Otro 20 de septiembre, el de 1863, hace hoy justo 160 años, Jacob Grimm emprendió el viaje del que ninguno hemos de volver. Aunque en vida fue un hombre de múltiples talentos —filólogo, parlamentario, poeta…—, si hubiera que destacar uno entre todos ellos, ése podría ser la erudición que, en cierto sentido, también comprende a todos los demás.
Seguro que ante su último aliento, Jacob Grimm también recordó la ley que formuló sobre el cambio de puesto de las consonantes en el alfabeto y esa otra sobre el número de vocales. Aquellos fueron dos trabajos previos a su Historia sobre la lengua alemana de 1848, que un siglo después habría de seguir siendo un texto fundamental por “la precisión de las noticias y la agudeza de sus observaciones”, estimará en el Bompiani el doctor Fausto Rebuffot.
En fin, en el caso de Jacob Grimm ese recorrido del último trance será largo: han sido muchos los momentos estelares en la existencia del erudito que accedió a saberes más elevados un día como hoy. En casi todos esos instantes estuvo su hermano Wilhelm, su más fiel colaborador. De modo que el mayor aliciente del final del camino es volver a encontrarse con él, allí de donde nunca se vuelve.
Fueron seis los hijos del abogado Philipp Grimm. Muerto prematuramente cuando Jacob solo tenía trece años, las estrecheces y las privaciones, inusitadas hasta entonces para la familia de un funcionario de alto rango de la administración local, no tardaron en hacer mella en el hogar. Jacob, con su primer empleo de bibliotecario, tuvo que sacar a toda su familia adelante. Pero siempre estuvo especialmente unido a Wilhelm. Estudiaron jurisprudencia juntos en Marburgo y en 1831, Wilhelm, el Grimm menor, fue nombrado bibliotecario de la Universidad de Gotinga, donde obtuvo la cátedra cuatro años después. Jacob impartió sus enseñanzas en esas mismas aulas, de las que fue expulsado por liberal, junto a otros profesores, en 1837.
Pero ni la siempre infausta política consiguió separar a los hermanos Grimm. Cuando Wilhelm emprendió el viaje sin retorno, cuatro años antes que Jacob, la Academia Prusiana de las Ciencias, de la que era miembro, lo lamentó con una nota que rezaba: “El 16 del pasado mes murió Wilhelm Grimm, quien supo, como estudioso de la lengua alemana y recopilador de sagas y poemas germanos, poner su nombre en alto.

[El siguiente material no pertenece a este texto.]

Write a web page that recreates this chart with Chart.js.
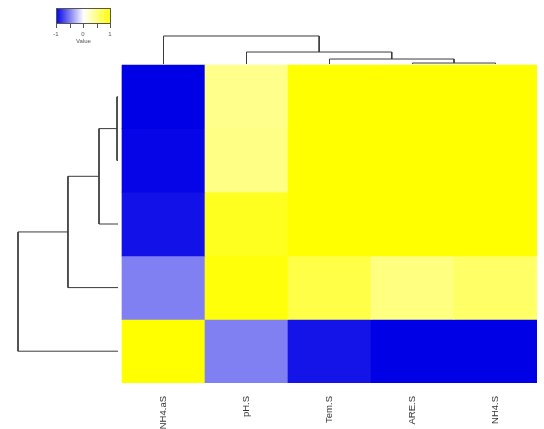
<!DOCTYPE html>
<html>
<head>
<meta charset="utf-8">
<script src="https://cdn.jsdelivr.net/npm/chart.js@4/dist/chart.umd.min.js"></script>
<style>
html,body{margin:0;padding:0;background:#fff;}
#wrap{width:544px;height:429px;position:relative;}
</style>
</head>
<body>
<div id="wrap"><canvas id="c" width="544" height="429"></canvas></div>
<script>
// ---- data ----
const columns = ["NH4.aS", "pH.S", "Tem.S", "ARE.S", "NH4.S"];
// heatmap rows, top to bottom
const row1 = [-1.00, 0.45, 1.00, 1.00, 1.00];
const row2 = [-0.98, 0.48, 1.00, 1.00, 1.00];
const row3 = [-0.93, 0.88, 1.00, 1.00, 1.00];
const row4 = [-0.50, 0.96, 0.72, 0.50, 0.60];
const row5 = [ 1.00, -0.50, -0.92, -1.00, -1.00];
const rows = [row1, row2, row3, row4, row5];
// hclust-style merges: negative = leaf (1-based), positive = earlier merge; third = height
const rowMerges = [[-1, -2, 0.06], [1, -3, 0.277], [2, -4, 0.651], [3, -5, 1.253]];
const colMerges = [[-4, -5, 0.031], [-3, 1, 0.094], [-2, 2, 0.204], [-1, 3, 0.456]];
const keyTicks = [-1, -0.5, 0, 0.5, 1];
const keyLabels = ["-1", "0", "1"];

// ---- colours ----
function colorFor(v) {
  const t = Math.max(-1, Math.min(1, v));
  let r, g, b;
  if (t < 0) { const a = -t; r = 255 * (1 - a); g = 255 * (1 - a); b = 255 + (230 - 255) * a; }
  else { r = 255; g = 255; b = 255 * (1 - t); }
  return `rgb(${Math.round(r)},${Math.round(g)},${Math.round(b)})`;
}

const nR = rows.length, nC = columns.length;
const datasets = [];
rows.forEach((vals, i) => {
  datasets.push({
    type: 'bar',
    grouped: false,
    data: vals.map((v, j) => ({ x: j + 0.5, y: [nR - i - 1, nR - i] })),
    backgroundColor: vals.map(colorFor),
    borderWidth: 0,
    barPercentage: 1,
    categoryPercentage: 1,
    order: 2
  });
});

// dendrogram segments
function dendro(merges, leafPos, leafBase, orient) {
  const info = [];
  const pos = (id) => id < 0 ? { p: leafPos(-id - 1), h: leafBase } : info[id - 1];
  merges.forEach(([a, b, h]) => {
    const A = pos(a), B = pos(b);
    const pts = [[A.p, A.h], [A.p, h], [B.p, h], [B.p, B.h]];
    const data = pts.map(([p, hh]) => orient === 'row' ? { x: -hh, y: p } : { x: p, y: nR + hh });
    datasets.push({
      type: 'line', data, borderColor: '#3a3a3a', borderWidth: 1,
      pointRadius: 0, fill: false, tension: 0, order: 1
    });
    info.push({ p: (A.p + B.p) / 2, h });
  });
}
dendro(rowMerges, (i) => nR - i - 0.5, 0.048, 'row');
dendro(colMerges, (j) => j + 0.5, 0.016, 'col');

const keyPlugin = {
  id: 'colorKey',
  afterDraw(chart) {
    const ctx = chart.ctx;
    const x0 = 56, x1 = 111, y0 = 8, y1 = 24;
    const g = ctx.createLinearGradient(x0, 0, x1, 0);
    g.addColorStop(0, colorFor(-1));
    g.addColorStop(0.5, colorFor(0));
    g.addColorStop(1, colorFor(1));
    ctx.save();
    ctx.fillStyle = g;
    ctx.fillRect(x0, y0, x1 - x0, y1 - y0);
    ctx.strokeStyle = '#555'; ctx.lineWidth = 1;
    ctx.strokeRect(x0 + 0.5, y0 + 0.5, x1 - x0 - 1, y1 - y0 - 1);
    ctx.beginPath();
    keyTicks.forEach(t => {
      const x = Math.round(x0 + (t + 1) / 2 * (x1 - x0 - 1)) + 0.5;
      ctx.moveTo(x, y1); ctx.lineTo(x, y1 + 4);
    });
    ctx.stroke();
    ctx.fillStyle = '#555';
    ctx.font = '6px "Liberation Sans", Arial, sans-serif';
    ctx.textAlign = 'center'; ctx.textBaseline = 'middle';
    [-1, 0, 1].forEach((t, k) => {
      ctx.fillText(keyLabels[k], x0 + (t + 1) / 2 * (x1 - x0 - 1), 34);
    });
    ctx.fillText('Value', (x0 + x1) / 2, 41);
    ctx.restore();
  }
};

new Chart(document.getElementById('c'), {
  data: { datasets },
  options: {
    responsive: false,
    animation: false,
    layout: { padding: { left: 10, right: 7, top: 30, bottom: 0 } },
    plugins: { legend: { display: false }, tooltip: { enabled: false } },
    scales: {
      x: {
        type: 'linear', min: -112 / 83, max: nC, offset: false,
        grid: { display: false, offset: false }, border: { display: false },
        afterBuildTicks(scale) { scale.ticks = columns.map((c, j) => ({ value: j + 0.5 })); },
        afterFit(scale) { scale.height = 46; scale.paddingLeft = 0; scale.paddingRight = 0; },
        ticks: {
          autoSkip: false, maxRotation: 90, minRotation: 90, padding: 5,
          color: '#333', font: { size: 9.5, family: '"Liberation Sans", Arial, sans-serif' },
          callback(value, index) { return columns[index]; }
        }
      },
      y: { type: 'linear', min: 0, max: nR + 35 / 63.6, display: false }
    }
  },
  plugins: [keyPlugin]
});
</script>
</body>
</html>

El pueblo alemán está habituado a pensar en él y nombrarlo junto con su hermano Jacob. Pocos hombres son tan queridos y venerados como los hermanos Grimm, quienes se afanaron y trabajaron en conjunto durante medio siglo”.
Ese 20 de septiembre de hace hoy 160 años, los hermanos Grimm, con la muerte de Jacob, volvieron a reunirse para entrar juntos en el panteón de la literatura universal. Más que por sus estudios de la lengua alemana, figuran en aquel parnaso por sus Cuentos infantiles y del hogar, una colección de ficciones para niños recogidas de las tradiciones orales del folclore de los distintos pueblos de lengua germana. Pueblo y nación eran dos conceptos muy en boga cuando los Grimm empezaron a trabajar. Sin embargo, como paradójicamente, lo castizo, a menudo, resulta tan universal, los tres tomos que recogieron la selección de los Grimm —llegados a las librerías entre 1812 y 1822— no tardaron en formar parte del acervo universal.
Ahora que las niñas ya no quieren ser princesas como Blancanieves, ni los niños valientes como el sastrecillo, los cuentos de los hermanos Grimm habrán sido cancelados como tantas cosas pretéritas. Pero durante más de cien años, fueron las historias que llevaron a la cama a generaciones y generaciones de niños del mundo entero. Los primeros cuentos que despertaron la imaginación infantil. Se dice que fue la hija de un farmacéutico, un tal Wild, quien, puesta a repetir las historias que le contaba a ella de niña “la vieja María”, refirió, por primera vez a nuestros eruditos los argumentos de Caperucita roja y Hansel y Gretel. Así se escribe la historia.